Data records
· · ·

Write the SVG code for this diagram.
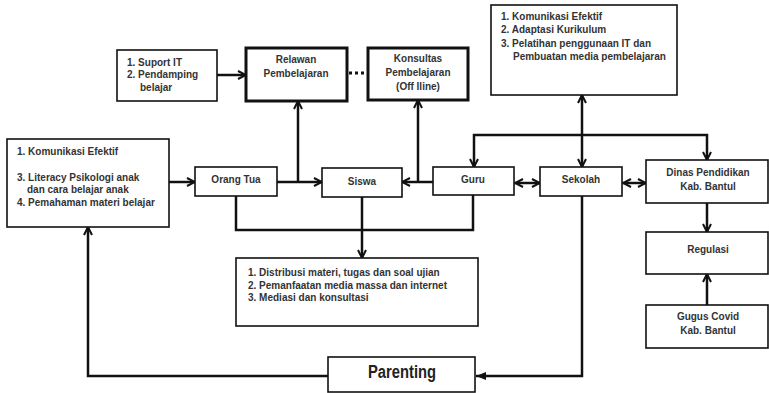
<svg xmlns="http://www.w3.org/2000/svg" width="769" height="393" viewBox="0 0 769 393">
<style>
.box{fill:#fff;stroke:#111;stroke-width:1.6}
.thick{fill:#fff;stroke:#111;stroke-width:3}
text{font-family:"Liberation Sans",Arial,sans-serif;font-weight:bold;font-size:10px;fill:#333}
.c{text-anchor:middle}
.ln{fill:none;stroke:#111;stroke-width:2.5}
.a{marker-end:url(#ar)}
.s{marker-start:url(#as)}
</style>
<defs>
<marker id="ar" viewBox="0 0 10 10" refX="9" refY="5" markerWidth="4" markerHeight="4" orient="auto" markerUnits="strokeWidth">
<path d="M1,1 L9,5 L1,9" fill="none" stroke="#111" stroke-width="2"/>
</marker>
<marker id="as" viewBox="0 0 10 10" refX="1" refY="5" markerWidth="4" markerHeight="4" orient="auto" markerUnits="strokeWidth">
<path d="M9,1 L1,5 L9,9" fill="none" stroke="#111" stroke-width="2"/>
</marker>
<marker id="af" viewBox="0 0 10 10" refX="10" refY="5" markerWidth="4" markerHeight="4" orient="auto" markerUnits="strokeWidth">
<path d="M0,1 L10,5 L0,9 Z" fill="#111"/>
</marker>
</defs>
<g id="connectors">
<line class="ln a" x1="217" y1="75" x2="246" y2="75"/>
<line x1="349" y1="73" x2="367" y2="73" stroke="#111" stroke-width="3" stroke-dasharray="3,3"/>
<line class="ln a" x1="169" y1="182" x2="195" y2="182"/>
<line class="ln a" x1="277" y1="182" x2="322" y2="182"/>
<line class="ln a" x1="298" y1="182" x2="298" y2="101"/>
<line class="ln a" x1="433" y1="182" x2="402" y2="182"/>
<line class="ln a" x1="418" y1="182" x2="418" y2="100"/>
<line class="ln a s" x1="515" y1="183" x2="540" y2="183"/>
<line class="ln a s" x1="623" y1="183" x2="646" y2="183"/>
<polyline class="ln a" points="582,135 474,135 474,167"/>
<polyline class="ln a" points="582,135 707,135 707,160"/>
<line class="ln a s" x1="582" y1="167" x2="582" y2="95"/>
<line class="ln a" x1="707" y1="203" x2="707" y2="232"/>
<line class="ln a" x1="707" y1="305" x2="707" y2="274"/>
<polyline class="ln" points="236,196 236,230 473,230 473,195"/>
<line class="ln a" x1="362" y1="197" x2="362" y2="258"/>
<polyline class="ln" points="582,196 582,376 476,376" marker-end="url(#af)"/>
<polyline class="ln a" points="328,376 88,376 88,227"/>
</g>
<g id="suport">
<rect class="box" x="117" y="50" width="100" height="51"/>
<text x="127" y="66">1. Suport IT</text>
<text x="127" y="78">2. Pendamping</text>
<text x="140" y="91">belajar</text>
</g>
<g id="relawan">
<rect class="thick" x="246" y="48" width="101" height="53"/>
<text class="c" x="296" y="63">Relawan</text>
<text class="c" x="296" y="77">Pembelajaran</text>
</g>
<g id="konsultas">
<rect class="thick" x="368" y="48" width="100" height="52"/>
<text class="c" x="418" y="62">Konsultas</text>
<text class="c" x="418" y="76">Pembelajaran</text>
<text class="c" x="418" y="90">(Off lline)</text>
</g>
<g id="sekolah-info">
<rect class="box" x="491" y="5" width="186" height="90"/>
<text x="501" y="20">1. Komunikasi Efektif</text>
<text x="501" y="33">2. Adaptasi Kurikulum</text>
<text x="501" y="47">3. Pelatihan penggunaan IT dan</text>
<text x="513" y="60">Pembuatan media pembelajaran</text>
</g>
<g id="ortu-info">
<rect class="box" x="7" y="139" width="162" height="88"/>
<text x="17" y="155">1. Komunikasi Efektif</text>
<text x="17" y="181">3. Literacy Psikologi anak</text>
<text x="27" y="193">dan cara belajar anak</text>
<text x="17" y="206">4. Pemahaman materi belajar</text>
</g>
<g id="orangtua">
<rect class="box" x="195" y="167" width="82" height="29"/>
<text class="c" x="236" y="183">Orang Tua</text>
</g>
<g id="siswa">
<rect class="box" x="322" y="168" width="80" height="29"/>
<text class="c" x="362" y="185">Siswa</text>
</g>
<g id="guru">
<rect class="box" x="433" y="167" width="81" height="28"/>
<text class="c" x="473" y="183">Guru</text>
</g>
<g id="sekolah">
<rect class="box" x="540" y="167" width="82" height="29"/>
<text class="c" x="581" y="183">Sekolah</text>
</g>
<g id="dinas">
<rect class="box" x="646" y="160" width="122" height="43"/>
<text class="c" x="708" y="176">Dinas Pendidikan</text>
<text class="c" x="708" y="190">Kab. Bantul</text>
</g>
<g id="regulasi">
<rect class="box" x="646" y="232" width="122" height="42"/>
<text class="c" x="708" y="253">Regulasi</text>
</g>
<g id="gugus">
<rect class="box" x="646" y="305" width="122" height="43"/>
<text class="c" x="708" y="320">Gugus Covid</text>
<text class="c" x="708" y="334">Kab. Bantul</text>
</g>
<g id="distribusi">
<rect class="box" x="236" y="258" width="242" height="68"/>
<text x="248" y="276">1. Distribusi materi, tugas dan soal ujian</text>
<text x="248" y="289">2. Pemanfaatan media massa dan internet</text>
<text x="248" y="301">3. Mediasi dan konsultasi</text>
</g>
<g id="parenting">
<rect class="box" x="328" y="357" width="147" height="35"/>
<text class="c" x="402" y="378" style="font-size:18px;fill:#222" textLength="68" lengthAdjust="spacingAndGlyphs">Parenting</text>
</g>
</svg>
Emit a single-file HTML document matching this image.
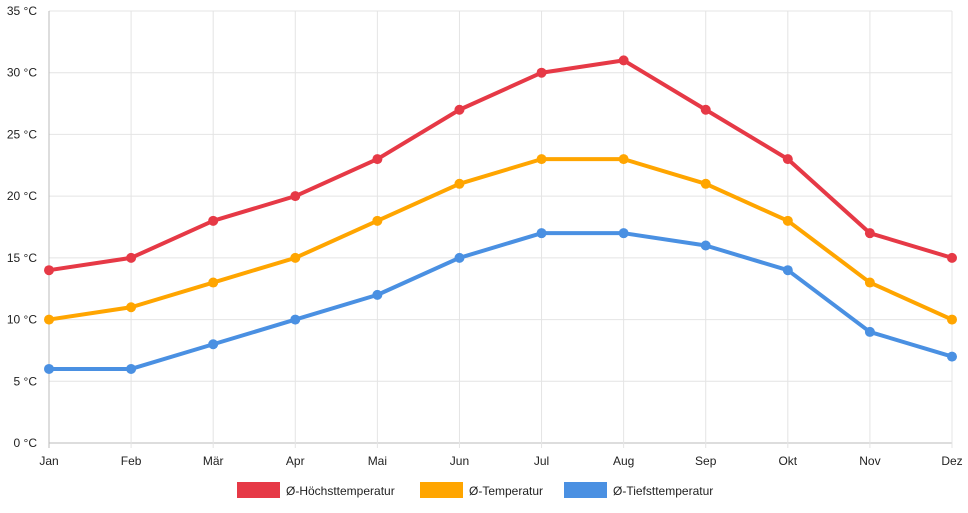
<!DOCTYPE html>
<html><head><meta charset="utf-8"><style>
body{margin:0;background:#fff;font-family:"Liberation Sans",Arial,sans-serif;}
svg text{font-family:"Liberation Sans",Arial,sans-serif;font-size:12px;fill:#222;}
</style></head><body>
<svg id="chart" width="968" height="508"></svg>
<script>
const months=["Jan","Feb","Mär","Apr","Mai","Jun","Jul","Aug","Sep","Okt","Nov","Dez"];
const highTemps=[14,15,18,20,23,27,30,31,27,23,17,15];
const avgTemps=[10,11,13,15,18,21,23,23,21,18,13,10];
const lowTemps=[6,6,8,10,12,15,17,17,16,14,9,7];
const yTicks=[0,5,10,15,20,25,30,35];
const seriesNames=["Ø-Höchsttemperatur","Ø-Temperatur","Ø-Tiefsttemperatur"];

const svg=document.getElementById('chart');
const NS="http://www.w3.org/2000/svg";
const x0=49,x1=952,yTop=11,yBot=443,yMax=35;
const xs=i=>x0+i*(x1-x0)/(months.length-1);
const ys=v=>yBot-v/yMax*(yBot-yTop);
function mk(t,a,p){const e=document.createElementNS(NS,t);for(const k in a)e.setAttribute(k,a[k]);(p||svg).appendChild(e);return e;}

const grid=mk('g',{});


yTicks.forEach(v=>{
  const l=mk('line',{x1:x0,x2:x1,y1:ys(v),y2:ys(v),stroke:v===0?'#bbb':'#e4e4e4','stroke-width':1},grid);
  
  
  const t=mk('text',{x:x0-12,y:ys(v)+4,'text-anchor':'end'});
  t.textContent=v+' °C';
  
  
});
months.forEach((m,i)=>{
  const l=mk('line',{x1:xs(i),x2:xs(i),y1:yTop,y2:yBot+5,stroke:i===0?'#bbb':'#e4e4e4','stroke-width':1},grid);
  
  
  const t=mk('text',{x:xs(i),y:465,'text-anchor':'middle'});
  t.textContent=m;
  
  
});
const colors=['#e63946','#ffa500','#4a90e2'];
[highTemps,avgTemps,lowTemps].forEach((arr,s)=>{
  const g=mk('g',{});
  
  
  const p=mk('polyline',{points:arr.map((v,i)=>xs(i)+','+ys(v)).join(' '),fill:'none',stroke:colors[s],'stroke-width':4,'stroke-linejoin':'round'},g);
  
  
  arr.forEach((v,i)=>{
    const c=mk('circle',{cx:xs(i),cy:ys(v),r:5,fill:colors[s]},g);
    
    
  });
});
const legX=[237,420,564];
seriesNames.forEach((n,s)=>{
  const g=mk('g',{});
  
  
  mk('rect',{x:legX[s],y:482,width:43,height:16,fill:colors[s]},g);
  const t=mk('text',{x:legX[s]+49,y:495},g);
  t.textContent=n;
});
</script>
</body></html>
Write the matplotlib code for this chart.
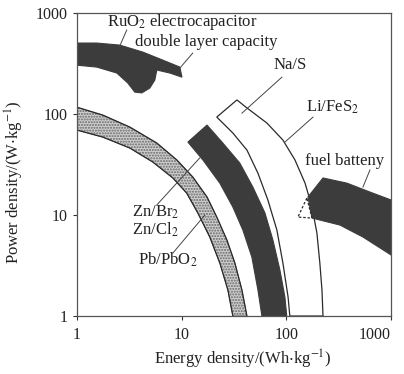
import matplotlib.pyplot as plt

plt.rcParams.update({
    "font.family": ["Liberation Serif", "DejaVu Serif"],
    "mathtext.fontset": "stix",
    "font.size": 12,
})

# band outlines, (energy Wh/kg, power W/kg)
ruo2_e = [1, 1.55, 2.57, 4.27, 6.63, 9.63, 10.1, 7.73, 5.81, 5.56, 4.98, 4.18, 3.58, 3.07, 2.41, 1.55, 1]
ruo2_p = [505, 505, 482, 411, 342, 292, 232, 255, 273, 217, 181, 162, 165, 203, 255, 292, 305]

pb_outer_e = [1, 1.77, 3.21, 5.81, 9.02, 12.8, 17.5, 21.7, 27.1, 32.3, 37.7, 42.1]
pb_outer_p = [117, 97.7, 74.3, 51.6, 35.1, 23.8, 15.1, 9.55, 5.66, 3.35, 1.81, 1]
pb_inner_e = [1, 1.77, 3.21, 5.32, 8.26, 11.2, 14.3, 18.6, 23.2, 27.7, 30.9]
pb_inner_p = [69.5, 59.2, 46.1, 33.5, 23.3, 16.5, 10.5, 6.06, 3.35, 1.81, 1]

zn_inner_e = [11.5, 16.0, 23.2, 30.9, 38.5, 46.9, 53.6, 58.5]
zn_inner_p = [52.8, 35.1, 20.7, 12.0, 7.10, 3.84, 1.81, 1]
zn_outer_e = [17.5, 24.8, 36.0, 48.0, 62.5, 74.5, 86.9, 97.0, 101]
zn_outer_p = [77.8, 51.6, 32.7, 18.9, 10.5, 5.66, 2.85, 1.54, 1]

nas_inner_e = [21.7, 30.9, 42.1, 53.6, 66.7, 81.3, 92.8, 104, 108]
nas_inner_p = [93.4, 64.9, 44.0, 26.0, 14.1, 7.10, 3.35, 1.54, 1]
nas_outer_e = [33.8, 42.1, 65.3, 92.8, 121, 151, 176, 196, 209, 219, 224]
nas_outer_p = [138, 115, 81.5, 55.3, 35.1, 20.7, 12.0, 6.63, 3.35, 1.81, 1]

fuel_e = [161, 224, 379, 628, 1000, 1000, 539, 325, 176]
fuel_p = [15.1, 23.3, 20.7, 16.9, 14.1, 4.02, 6.06, 7.96, 9.34]
tri_e = [157, 129, 176]
tri_p = [14.7, 9.55, 9.34]

dark = "#3c3c3c"
line = "#2a2a2a"

fig = plt.figure(figsize=(4.04, 3.74), dpi=100)
ax = fig.add_axes([0.19, 0.155, 0.778, 0.81])
ax.set_xscale("log")
ax.set_yscale("log")
ax.set_xlim(1, 1000)
ax.set_ylim(1, 1000)

ax.fill(ruo2_e, ruo2_p, color=dark, lw=0.8)

# Pb/PbO2 stippled band
ax.fill(pb_outer_e + pb_inner_e[::-1], pb_outer_p + pb_inner_p[::-1],
        facecolor="#cfcfcf", edgecolor="#666666", hatch="......", lw=0.6)
ax.plot(pb_outer_e, pb_outer_p, color=line, lw=0.9)
ax.plot(pb_inner_e, pb_inner_p, color=line, lw=0.9)

ax.fill(zn_inner_e + zn_outer_e[::-1], zn_inner_p + zn_outer_p[::-1], color=dark, lw=0.8)

ax.fill(nas_inner_e + nas_outer_e[::-1], nas_inner_p + nas_outer_p[::-1],
        facecolor="white", edgecolor=line, lw=0.9)

ax.fill(fuel_e, fuel_p, color=dark, lw=0.8)
ax.fill(tri_e, tri_p, facecolor="none", edgecolor=line, lw=0.9, ls=(0, (2, 1.5)))

# labels with pointer lines
labels = [
    ("RuO$_2$ electrocapacitor", 1.93, 815, "left", (3.0, 679), (2.57, 471)),
    ("double layer capacity", 3.58, 516, "left", (12.8, 402), (9.63, 285)),
    ("Na/S", 108, 305, "center", (90.8, 232), (37.7, 102)),
    ("Li/FeS$_2$", 279, 117, "center", (180, 93.4), (97, 52.8)),
    ("fuel batteny", 151, 34.3, "left", (628, 27.9), (539, 18.9)),
    ("Zn/Br$_2$", 3.35, 10.7, "left", (5.81, 12.6), (14.9, 36.7)),
    ("Zn/Cl$_2$", 3.35, 7.1, "left", None, None),
    ("Pb/PbO$_2$", 3.83, 3.58, "left", (8.26, 4.2), (16.7, 10.0)),
]
for txt, tx, ty, ha, p0, p1 in labels:
    ax.text(tx, ty, txt, ha=ha, va="center", color="#222222")
    if p0 is not None:
        ax.plot([p0[0], p1[0]], [p0[1], p1[1]], color="#444444", lw=0.7)

ax.set_xticks([1, 10, 100, 1000])
ax.set_xticklabels(["1", "10", "100", "1000"])
ax.set_yticks([1, 10, 100, 1000])
ax.set_yticklabels(["1", "10", "100", "1000"])
ax.minorticks_off()
ax.tick_params(axis="both", length=3, width=0.8, colors="#333333",
               labelcolor="#222222", labelsize=11.5)
ax.tick_params(axis="x", pad=5)
ax.get_xticklabels()[-1].set_horizontalalignment("right")
for s in ax.spines.values():
    s.set_color("#555555")
    s.set_linewidth(0.9)

ax.set_xlabel(r"Energy density/(Wh$\cdot$kg$^{-1}$)", color="#222222")
ax.set_ylabel(r"Power density/(W$\cdot$kg$^{-1}$)", color="#222222")
ax.xaxis.set_label_coords(0.529, -0.105)
ax.yaxis.set_label_coords(-0.16, 0.442)

fig.savefig("out.png", dpi=100)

· · ·

◆ **TASK TO CARRY OUT**: Quote word for word only the lines above from the one containing "Write the matplotlib code for this chart." through the one containing "255, 292, 305]". Pictures stay out of your copy.

◆ **PROBLEM SOLUTION**:
Write the matplotlib code for this chart.
import matplotlib.pyplot as plt

plt.rcParams.update({
    "font.family": ["Liberation Serif", "DejaVu Serif"],
    "mathtext.fontset": "stix",
    "font.size": 12,
})

# band outlines, (energy Wh/kg, power W/kg)
ruo2_e = [1, 1.55, 2.57, 4.27, 6.63, 9.63, 10.1, 7.73, 5.81, 5.56, 4.98, 4.18, 3.58, 3.07, 2.41, 1.55, 1]
ruo2_p = [505, 505, 482, 411, 342, 292, 232, 255, 273, 217, 181, 162, 165, 203, 255, 292, 305]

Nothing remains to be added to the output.